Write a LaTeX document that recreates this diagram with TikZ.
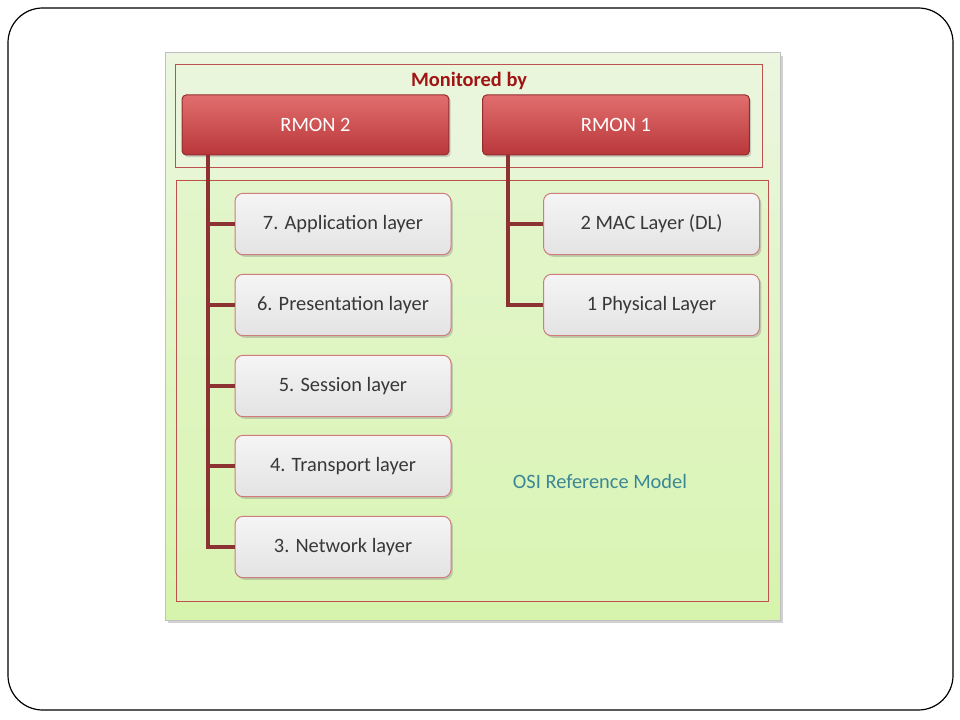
\documentclass[tikz,border=0pt]{standalone}
\usepackage{fontspec}
\setmainfont{Carlito}
\usetikzlibrary{shadows}

\definecolor{busred}{RGB}{140,50,50}
\definecolor{edgered}{RGB}{190,80,80}
\definecolor{rmontop}{RGB}{225,110,110}
\definecolor{rmonbot}{RGB}{185,55,58}
\definecolor{paneltop}{RGB}{236,246,224}
\definecolor{panelbot}{RGB}{214,244,172}
\definecolor{ositext}{RGB}{60,135,150}

\tikzset{every picture/.style={line width=0.75pt}}
\tikzset{
  layerbox/.style={draw=edgered!75, rounded corners=6pt, top color=white!96!black, bottom color=white!89!black,
    minimum width=162pt, minimum height=46pt, inner sep=0pt, text=black!78,
    font=\fontsize{15.3}{18}\selectfont,
    drop shadow={opacity=0.35, shadow xshift=1.4pt, shadow yshift=-1.6pt}},
  rmonbox/.style={draw=rmonbot!80!black, rounded corners=3pt, top color=rmontop, bottom color=rmonbot,
    minimum width=200pt, minimum height=45pt, inner sep=0pt, text=white,
    font=\fontsize{15.3}{18}\selectfont,
    drop shadow={opacity=0.35, shadow xshift=1.4pt, shadow yshift=-1.6pt}},
  bus/.style={draw=busred, line width=2.6pt},
  frame/.style={draw=edgered, line width=0.6pt}
}

\begin{document}
\begin{tikzpicture}[x=0.75pt,y=0.75pt,yscale=-1,xscale=1]
	\useasboundingbox (0,0) rectangle (960,720);

	% slide frame
	\draw [black, line width=0.9pt, rounded corners=26pt] (8,8) rectangle (953,710);

	% green panel
	\fill [black, opacity=0.18] (168,56) rectangle (783,623);
	\draw [draw=black!25, top color=paneltop, bottom color=panelbot] (165,53) rectangle (780,620);

	% monitored by frame
	\draw [frame, fill=paneltop!90!panelbot] (175,64) rectangle (762,167);
	\node (title) at (469,81) [font=\bfseries\fontsize{15.3}{18}\selectfont, text={rgb,255:red,160;green,20;blue,20}] {Monitored by};

	% osi frame
	\draw [frame, top color=panelbot!40!paneltop, bottom color=panelbot!85!paneltop] (176,180) rectangle (768,601);
	\node (osi) at (600,481) [font=\fontsize{15.3}{18}\selectfont, text=ositext] {OSI Reference Model};

	% monitors
	\node (rmon2) at (315.5,125) [rmonbox] {RMON 2};
	\node (rmon1) at (616,125) [rmonbox] {RMON 1};

	% layers
	\node (l7) at (343,224) [layerbox] {7. Application layer};
	\node (l6) at (343,305) [layerbox] {6. Presentation layer};
	\node (l5) at (343,386) [layerbox] {5. Session layer};
	\node (l4) at (343,466) [layerbox] {4. Transport layer};
	\node (l3) at (343,547) [layerbox] {3. Network layer};
	\node (l2) at (651.5,224) [layerbox] {2 MAC Layer (DL)};
	\node (l1) at (651.5,305) [layerbox] {1 Physical Layer};

	% buses
	\coordinate (b2) at (rmon2.south -| 208,0);
	\coordinate (b1) at (rmon1.south -| 508,0);
	\draw [bus] (b2) |- (l3.west);
	\foreach \n in {l7,l6,l5,l4} {
		\draw [bus] (b2 |- \n.west) -- (\n.west);
	}
	\draw [bus] (b1) |- (l1.west);
	\draw [bus] (b1 |- l2.west) -- (l2.west);

\end{tikzpicture}
\end{document}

§ Challenge: Set down the material above as is, without any pictures.

§ Output:
Write a LaTeX document that recreates this diagram with TikZ.
\documentclass[tikz,border=0pt]{standalone}
\usepackage{fontspec}
\setmainfont{Carlito}
\usetikzlibrary{shadows}

\definecolor{busred}{RGB}{140,50,50}
\definecolor{edgered}{RGB}{190,80,80}
\definecolor{rmontop}{RGB}{225,110,110}
\definecolor{rmonbot}{RGB}{185,55,58}
\definecolor{paneltop}{RGB}{236,246,224}
\definecolor{panelbot}{RGB}{214,244,172}
\definecolor{ositext}{RGB}{60,135,150}

\tikzset{every picture/.style={line width=0.75pt}}
\tikzset{
  layerbox/.style={draw=edgered!75, rounded corners=6pt, top color=white!96!black, bottom color=white!89!black,
    minimum width=162pt, minimum height=46pt, inner sep=0pt, text=black!78,
    font=\fontsize{15.3}{18}\selectfont,
    drop shadow={opacity=0.35, shadow xshift=1.4pt, shadow yshift=-1.6pt}},
  rmonbox/.style={draw=rmonbot!80!black, rounded corners=3pt, top color=rmontop, bottom color=rmonbot,
    minimum width=200pt, minimum height=45pt, inner sep=0pt, text=white,
    font=\fontsize{15.3}{18}\selectfont,
    drop shadow={opacity=0.35, shadow xshift=1.4pt, shadow yshift=-1.6pt}},
  bus/.style={draw=busred, line width=2.6pt},
  frame/.style={draw=edgered, line width=0.6pt}
}

\begin{document}
\begin{tikzpicture}[x=0.75pt,y=0.75pt,yscale=-1,xscale=1]
	\useasboundingbox (0,0) rectangle (960,720);

	% slide frame
	\draw [black, line width=0.9pt, rounded corners=26pt] (8,8) rectangle (953,710);

	% green panel
	\fill [black, opacity=0.18] (168,56) rectangle (783,623);
	\draw [draw=black!25, top color=paneltop, bottom color=panelbot] (165,53) rectangle (780,620);

	% monitored by frame
	\draw [frame, fill=paneltop!90!panelbot] (175,64) rectangle (762,167);
	\node (title) at (469,81) [font=\bfseries\fontsize{15.3}{18}\selectfont, text={rgb,255:red,160;green,20;blue,20}] {Monitored by};

	% osi frame
	\draw [frame, top color=panelbot!40!paneltop, bottom color=panelbot!85!paneltop] (176,180) rectangle (768,601);
	\node (osi) at (600,481) [font=\fontsize{15.3}{18}\selectfont, text=ositext] {OSI Reference Model};

	% monitors
	\node (rmon2) at (315.5,125) [rmonbox] {RMON 2};
	\node (rmon1) at (616,125) [rmonbox] {RMON 1};

	% layers
	\node (l7) at (343,224) [layerbox] {7. Application layer};
	\node (l6) at (343,305) [layerbox] {6. Presentation layer};
	\node (l5) at (343,386) [layerbox] {5. Session layer};
	\node (l4) at (343,466) [layerbox] {4. Transport layer};
	\node (l3) at (343,547) [layerbox] {3. Network layer};
	\node (l2) at (651.5,224) [layerbox] {2 MAC Layer (DL)};
	\node (l1) at (651.5,305) [layerbox] {1 Physical Layer};

	% buses
	\coordinate (b2) at (rmon2.south -| 208,0);
	\coordinate (b1) at (rmon1.south -| 508,0);
	\draw [bus] (b2) |- (l3.west);
	\foreach \n in {l7,l6,l5,l4} {
		\draw [bus] (b2 |- \n.west) -- (\n.west);
	}
	\draw [bus] (b1) |- (l1.west);
	\draw [bus] (b1 |- l2.west) -- (l2.west);

\end{tikzpicture}
\end{document}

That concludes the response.